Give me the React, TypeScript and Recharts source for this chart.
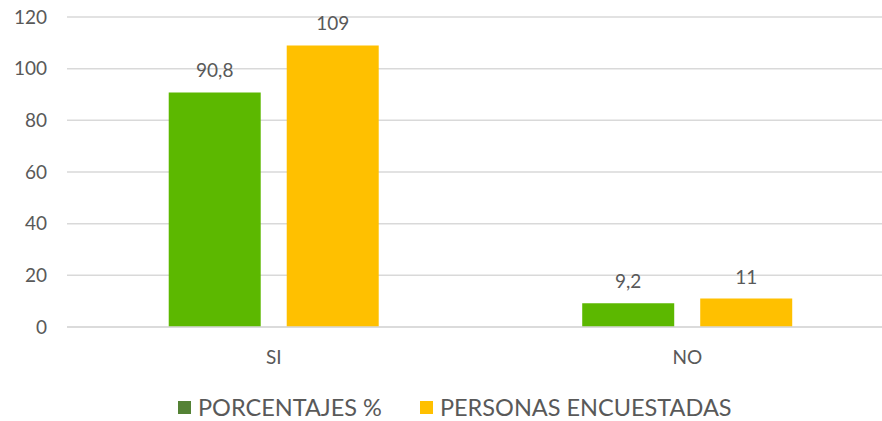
import React from 'react';
import { BarChart, Bar, XAxis, YAxis, CartesianGrid, LabelList } from 'recharts';

const categories = ['SI', 'NO'];
const porcentajes = [90.8, 9.2];
const personas = [109, 11];
const yTicks = [0, 20, 40, 60, 80, 100, 120];

const data = categories.map((c, i) => ({ name: c, porcentajes: porcentajes[i], personas: personas[i] }));

const FONT = 'Lato, "Open Sans", sans-serif';
const TEXT = '#595959';

const fmt = (v: any) => String(v).replace('.', ',');

const Legend2 = () => (
  <div style={{ position: 'absolute', left: 178, top: 392, display: 'flex', fontFamily: FONT, fontSize: 23.5, color: TEXT, lineHeight: '30px', whiteSpace: 'nowrap' }}>
    <div style={{ display: 'flex', alignItems: 'center', marginRight: 38 }}>
      <span style={{ display: 'inline-block', width: 13, height: 13, background: '#548235', marginRight: 7 }} />
      PORCENTAJES %
    </div>
    <div style={{ display: 'flex', alignItems: 'center' }}>
      <span style={{ display: 'inline-block', width: 13, height: 13, background: '#FFC000', marginRight: 7 }} />
      PERSONAS ENCUESTADAS
    </div>
  </div>
);

export default function App() {
  return (
    <div style={{ position: 'absolute', left: 0, top: 0, width: 882, height: 421, overflow: 'hidden', background: '#fff' }}>
      <BarChart
        width={894}
        height={421}
        data={data}
        margin={{ top: 17, right: 0, bottom: 64, left: 0 }}
        barCategoryGap="24.6%"
        barGap={26}
      >
        <CartesianGrid vertical={false} stroke="#d9d9d9" strokeWidth={1.5} />
        <XAxis
          dataKey="name"
          axisLine={{ stroke: '#d9d9d9', strokeWidth: 1.5 }}
          tickLine={false}
          tickMargin={18}
          tick={{ fill: TEXT, fontSize: 19, fontFamily: FONT }}
        />
        <YAxis
          width={67}
          domain={[0, 120]}
          ticks={yTicks}
          axisLine={false}
          tickLine={false}
          tickMargin={14}
          tick={{ fill: TEXT, fontSize: 19, fontFamily: FONT }}
        />
        <Bar dataKey="porcentajes" fill="#5CB800" isAnimationActive={false}>
          <LabelList dataKey="porcentajes" position="top" offset={15} formatter={fmt} style={{ fill: TEXT, fontSize: 19, fontFamily: FONT }} />
        </Bar>
        <Bar dataKey="personas" fill="#FFC000" isAnimationActive={false}>
          <LabelList dataKey="personas" position="top" offset={15} formatter={fmt} style={{ fill: TEXT, fontSize: 19, fontFamily: FONT }} />
        </Bar>
      </BarChart>
      <Legend2 />
    </div>
  );
}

- - - - -

Exactly as they appear, print the lines of the listing above from its first line through the line that contains "const fmt = (v: any)", minus the pictures.

Give me the React, TypeScript and Recharts source for this chart.
import React from 'react';
import { BarChart, Bar, XAxis, YAxis, CartesianGrid, LabelList } from 'recharts';

const categories = ['SI', 'NO'];
const porcentajes = [90.8, 9.2];
const personas = [109, 11];
const yTicks = [0, 20, 40, 60, 80, 100, 120];

const data = categories.map((c, i) => ({ name: c, porcentajes: porcentajes[i], personas: personas[i] }));

const FONT = 'Lato, "Open Sans", sans-serif';
const TEXT = '#595959';

const fmt = (v: any) => String(v).replace('.', ',');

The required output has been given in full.